- _DIRECTIVE_: Reproduce the listing below verbatim.
::::
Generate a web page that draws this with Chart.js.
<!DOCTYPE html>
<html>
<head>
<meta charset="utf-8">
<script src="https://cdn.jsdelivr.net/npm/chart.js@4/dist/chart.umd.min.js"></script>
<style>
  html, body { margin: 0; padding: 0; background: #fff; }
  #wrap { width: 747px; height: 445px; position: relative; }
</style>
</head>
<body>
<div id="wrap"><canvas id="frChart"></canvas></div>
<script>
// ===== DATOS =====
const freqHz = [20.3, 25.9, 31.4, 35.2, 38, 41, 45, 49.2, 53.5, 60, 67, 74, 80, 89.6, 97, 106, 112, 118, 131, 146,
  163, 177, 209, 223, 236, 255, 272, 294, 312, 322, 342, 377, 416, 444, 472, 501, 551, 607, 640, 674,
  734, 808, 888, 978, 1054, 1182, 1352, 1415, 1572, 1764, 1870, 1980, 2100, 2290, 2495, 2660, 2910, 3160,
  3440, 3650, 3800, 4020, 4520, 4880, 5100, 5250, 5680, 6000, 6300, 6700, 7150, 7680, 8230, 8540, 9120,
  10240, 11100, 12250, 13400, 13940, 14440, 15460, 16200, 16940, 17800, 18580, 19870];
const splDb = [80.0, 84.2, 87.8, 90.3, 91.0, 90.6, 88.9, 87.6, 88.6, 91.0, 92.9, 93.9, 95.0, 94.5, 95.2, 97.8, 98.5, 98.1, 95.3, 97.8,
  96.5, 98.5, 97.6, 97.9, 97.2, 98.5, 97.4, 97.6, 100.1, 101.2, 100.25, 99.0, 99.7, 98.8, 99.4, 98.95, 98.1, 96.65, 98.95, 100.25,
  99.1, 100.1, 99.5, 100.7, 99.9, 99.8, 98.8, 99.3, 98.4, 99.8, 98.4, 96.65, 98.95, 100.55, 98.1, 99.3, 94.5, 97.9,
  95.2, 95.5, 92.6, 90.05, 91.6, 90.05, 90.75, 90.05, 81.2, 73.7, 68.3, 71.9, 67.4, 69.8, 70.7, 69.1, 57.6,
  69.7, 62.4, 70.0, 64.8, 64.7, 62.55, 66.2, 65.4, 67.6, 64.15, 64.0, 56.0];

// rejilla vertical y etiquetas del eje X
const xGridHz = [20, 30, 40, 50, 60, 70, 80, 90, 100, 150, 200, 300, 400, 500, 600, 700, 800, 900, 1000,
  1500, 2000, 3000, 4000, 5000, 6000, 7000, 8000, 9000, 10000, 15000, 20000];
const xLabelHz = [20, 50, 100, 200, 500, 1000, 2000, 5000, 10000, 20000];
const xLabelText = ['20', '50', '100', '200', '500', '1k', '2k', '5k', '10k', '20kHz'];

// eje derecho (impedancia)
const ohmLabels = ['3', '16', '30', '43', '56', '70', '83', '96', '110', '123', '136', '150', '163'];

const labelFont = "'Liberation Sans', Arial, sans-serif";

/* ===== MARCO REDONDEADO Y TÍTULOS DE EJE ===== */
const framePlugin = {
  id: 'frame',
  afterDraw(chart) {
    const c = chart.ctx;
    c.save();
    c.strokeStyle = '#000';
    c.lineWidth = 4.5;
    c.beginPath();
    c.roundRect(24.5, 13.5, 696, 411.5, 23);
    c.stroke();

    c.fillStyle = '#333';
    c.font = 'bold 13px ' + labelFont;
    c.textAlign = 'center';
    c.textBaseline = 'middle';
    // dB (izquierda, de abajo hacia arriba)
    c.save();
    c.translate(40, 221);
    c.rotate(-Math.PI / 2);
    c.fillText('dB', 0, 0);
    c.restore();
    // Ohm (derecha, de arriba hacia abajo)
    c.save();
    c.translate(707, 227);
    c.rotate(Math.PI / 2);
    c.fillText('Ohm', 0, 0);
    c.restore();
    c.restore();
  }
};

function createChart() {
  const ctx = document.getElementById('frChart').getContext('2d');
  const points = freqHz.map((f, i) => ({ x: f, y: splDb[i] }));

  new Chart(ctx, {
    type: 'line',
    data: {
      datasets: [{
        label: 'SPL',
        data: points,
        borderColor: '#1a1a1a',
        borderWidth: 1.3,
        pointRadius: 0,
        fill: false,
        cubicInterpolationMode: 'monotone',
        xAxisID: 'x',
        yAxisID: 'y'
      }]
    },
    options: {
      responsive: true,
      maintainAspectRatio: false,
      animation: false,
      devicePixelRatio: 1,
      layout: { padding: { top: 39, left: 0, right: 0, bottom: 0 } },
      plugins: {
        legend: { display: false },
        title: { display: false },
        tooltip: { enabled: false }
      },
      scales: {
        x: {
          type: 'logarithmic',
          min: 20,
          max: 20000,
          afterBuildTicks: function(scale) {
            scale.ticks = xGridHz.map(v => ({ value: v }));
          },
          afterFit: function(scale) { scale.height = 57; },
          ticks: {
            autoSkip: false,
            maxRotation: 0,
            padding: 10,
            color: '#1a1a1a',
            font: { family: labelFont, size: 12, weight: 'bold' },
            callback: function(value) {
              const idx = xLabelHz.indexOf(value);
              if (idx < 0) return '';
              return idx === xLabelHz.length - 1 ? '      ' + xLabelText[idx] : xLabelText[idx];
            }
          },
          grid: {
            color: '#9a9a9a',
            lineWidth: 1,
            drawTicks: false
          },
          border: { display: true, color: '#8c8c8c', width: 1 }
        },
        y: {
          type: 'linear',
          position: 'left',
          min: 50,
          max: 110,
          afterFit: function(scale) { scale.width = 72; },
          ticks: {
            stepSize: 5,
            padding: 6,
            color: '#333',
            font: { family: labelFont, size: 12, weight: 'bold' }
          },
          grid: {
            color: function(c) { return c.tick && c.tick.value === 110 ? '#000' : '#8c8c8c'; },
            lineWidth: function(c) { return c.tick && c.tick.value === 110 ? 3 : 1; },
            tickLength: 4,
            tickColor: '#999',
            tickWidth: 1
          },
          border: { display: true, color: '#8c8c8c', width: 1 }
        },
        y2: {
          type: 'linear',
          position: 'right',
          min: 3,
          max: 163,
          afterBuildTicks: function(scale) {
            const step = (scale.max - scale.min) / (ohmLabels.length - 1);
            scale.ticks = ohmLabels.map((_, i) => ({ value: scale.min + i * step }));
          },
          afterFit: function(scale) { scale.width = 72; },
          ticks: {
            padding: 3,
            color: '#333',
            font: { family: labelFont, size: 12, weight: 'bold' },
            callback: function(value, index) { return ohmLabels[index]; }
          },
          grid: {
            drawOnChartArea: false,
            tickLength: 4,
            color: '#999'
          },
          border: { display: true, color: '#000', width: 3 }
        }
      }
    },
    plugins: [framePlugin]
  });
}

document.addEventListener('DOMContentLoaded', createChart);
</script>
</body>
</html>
::::
- _WORKED ANSWER_:
Generate a web page that draws this with Chart.js.
<!DOCTYPE html>
<html>
<head>
<meta charset="utf-8">
<script src="https://cdn.jsdelivr.net/npm/chart.js@4/dist/chart.umd.min.js"></script>
<style>
  html, body { margin: 0; padding: 0; background: #fff; }
  #wrap { width: 747px; height: 445px; position: relative; }
</style>
</head>
<body>
<div id="wrap"><canvas id="frChart"></canvas></div>
<script>
// ===== DATOS =====
const freqHz = [20.3, 25.9, 31.4, 35.2, 38, 41, 45, 49.2, 53.5, 60, 67, 74, 80, 89.6, 97, 106, 112, 118, 131, 146,
  163, 177, 209, 223, 236, 255, 272, 294, 312, 322, 342, 377, 416, 444, 472, 501, 551, 607, 640, 674,
  734, 808, 888, 978, 1054, 1182, 1352, 1415, 1572, 1764, 1870, 1980, 2100, 2290, 2495, 2660, 2910, 3160,
  3440, 3650, 3800, 4020, 4520, 4880, 5100, 5250, 5680, 6000, 6300, 6700, 7150, 7680, 8230, 8540, 9120,
  10240, 11100, 12250, 13400, 13940, 14440, 15460, 16200, 16940, 17800, 18580, 19870];
const splDb = [80.0, 84.2, 87.8, 90.3, 91.0, 90.6, 88.9, 87.6, 88.6, 91.0, 92.9, 93.9, 95.0, 94.5, 95.2, 97.8, 98.5, 98.1, 95.3, 97.8,
  96.5, 98.5, 97.6, 97.9, 97.2, 98.5, 97.4, 97.6, 100.1, 101.2, 100.25, 99.0, 99.7, 98.8, 99.4, 98.95, 98.1, 96.65, 98.95, 100.25,
  99.1, 100.1, 99.5, 100.7, 99.9, 99.8, 98.8, 99.3, 98.4, 99.8, 98.4, 96.65, 98.95, 100.55, 98.1, 99.3, 94.5, 97.9,
  95.2, 95.5, 92.6, 90.05, 91.6, 90.05, 90.75, 90.05, 81.2, 73.7, 68.3, 71.9, 67.4, 69.8, 70.7, 69.1, 57.6,
  69.7, 62.4, 70.0, 64.8, 64.7, 62.55, 66.2, 65.4, 67.6, 64.15, 64.0, 56.0];

// rejilla vertical y etiquetas del eje X
const xGridHz = [20, 30, 40, 50, 60, 70, 80, 90, 100, 150, 200, 300, 400, 500, 600, 700, 800, 900, 1000,
  1500, 2000, 3000, 4000, 5000, 6000, 7000, 8000, 9000, 10000, 15000, 20000];
const xLabelHz = [20, 50, 100, 200, 500, 1000, 2000, 5000, 10000, 20000];
const xLabelText = ['20', '50', '100', '200', '500', '1k', '2k', '5k', '10k', '20kHz'];

// eje derecho (impedancia)
const ohmLabels = ['3', '16', '30', '43', '56', '70', '83', '96', '110', '123', '136', '150', '163'];

const labelFont = "'Liberation Sans', Arial, sans-serif";

/* ===== MARCO REDONDEADO Y TÍTULOS DE EJE ===== */
const framePlugin = {
  id: 'frame',
  afterDraw(chart) {
    const c = chart.ctx;
    c.save();
    c.strokeStyle = '#000';
    c.lineWidth = 4.5;
    c.beginPath();
    c.roundRect(24.5, 13.5, 696, 411.5, 23);
    c.stroke();

    c.fillStyle = '#333';
    c.font = 'bold 13px ' + labelFont;
    c.textAlign = 'center';
    c.textBaseline = 'middle';
    // dB (izquierda, de abajo hacia arriba)
    c.save();
    c.translate(40, 221);
    c.rotate(-Math.PI / 2);
    c.fillText('dB', 0, 0);
    c.restore();
    // Ohm (derecha, de arriba hacia abajo)
    c.save();
    c.translate(707, 227);
    c.rotate(Math.PI / 2);
    c.fillText('Ohm', 0, 0);
    c.restore();
    c.restore();
  }
};

function createChart() {
  const ctx = document.getElementById('frChart').getContext('2d');
  const points = freqHz.map((f, i) => ({ x: f, y: splDb[i] }));

  new Chart(ctx, {
    type: 'line',
    data: {
      datasets: [{
        label: 'SPL',
        data: points,
        borderColor: '#1a1a1a',
        borderWidth: 1.3,
        pointRadius: 0,
        fill: false,
        cubicInterpolationMode: 'monotone',
        xAxisID: 'x',
        yAxisID: 'y'
      }]
    },
    options: {
      responsive: true,
      maintainAspectRatio: false,
      animation: false,
      devicePixelRatio: 1,
      layout: { padding: { top: 39, left: 0, right: 0, bottom: 0 } },
      plugins: {
        legend: { display: false },
        title: { display: false },
        tooltip: { enabled: false }
      },
      scales: {
        x: {
          type: 'logarithmic',
          min: 20,
          max: 20000,
          afterBuildTicks: function(scale) {
            scale.ticks = xGridHz.map(v => ({ value: v }));
          },
          afterFit: function(scale) { scale.height = 57; },
          ticks: {
            autoSkip: false,
            maxRotation: 0,
            padding: 10,
            color: '#1a1a1a',
            font: { family: labelFont, size: 12, weight: 'bold' },
            callback: function(value) {
              const idx = xLabelHz.indexOf(value);
              if (idx < 0) return '';
              return idx === xLabelHz.length - 1 ? '      ' + xLabelText[idx] : xLabelText[idx];
            }
          },
          grid: {
            color: '#9a9a9a',
            lineWidth: 1,
            drawTicks: false
          },
          border: { display: true, color: '#8c8c8c', width: 1 }
        },
        y: {
          type: 'linear',
          position: 'left',
          min: 50,
          max: 110,
          afterFit: function(scale) { scale.width = 72; },
          ticks: {
            stepSize: 5,
            padding: 6,
            color: '#333',
            font: { family: labelFont, size: 12, weight: 'bold' }
          },
          grid: {
            color: function(c) { return c.tick && c.tick.value === 110 ? '#000' : '#8c8c8c'; },
            lineWidth: function(c) { return c.tick && c.tick.value === 110 ? 3 : 1; },
            tickLength: 4,
            tickColor: '#999',
            tickWidth: 1
          },
          border: { display: true, color: '#8c8c8c', width: 1 }
        },
        y2: {
          type: 'linear',
          position: 'right',
          min: 3,
          max: 163,
          afterBuildTicks: function(scale) {
            const step = (scale.max - scale.min) / (ohmLabels.length - 1);
            scale.ticks = ohmLabels.map((_, i) => ({ value: scale.min + i * step }));
          },
          afterFit: function(scale) { scale.width = 72; },
          ticks: {
            padding: 3,
            color: '#333',
            font: { family: labelFont, size: 12, weight: 'bold' },
            callback: function(value, index) { return ohmLabels[index]; }
          },
          grid: {
            drawOnChartArea: false,
            tickLength: 4,
            color: '#999'
          },
          border: { display: true, color: '#000', width: 3 }
        }
      }
    },
    plugins: [framePlugin]
  });
}

document.addEventListener('DOMContentLoaded', createChart);
</script>
</body>
</html>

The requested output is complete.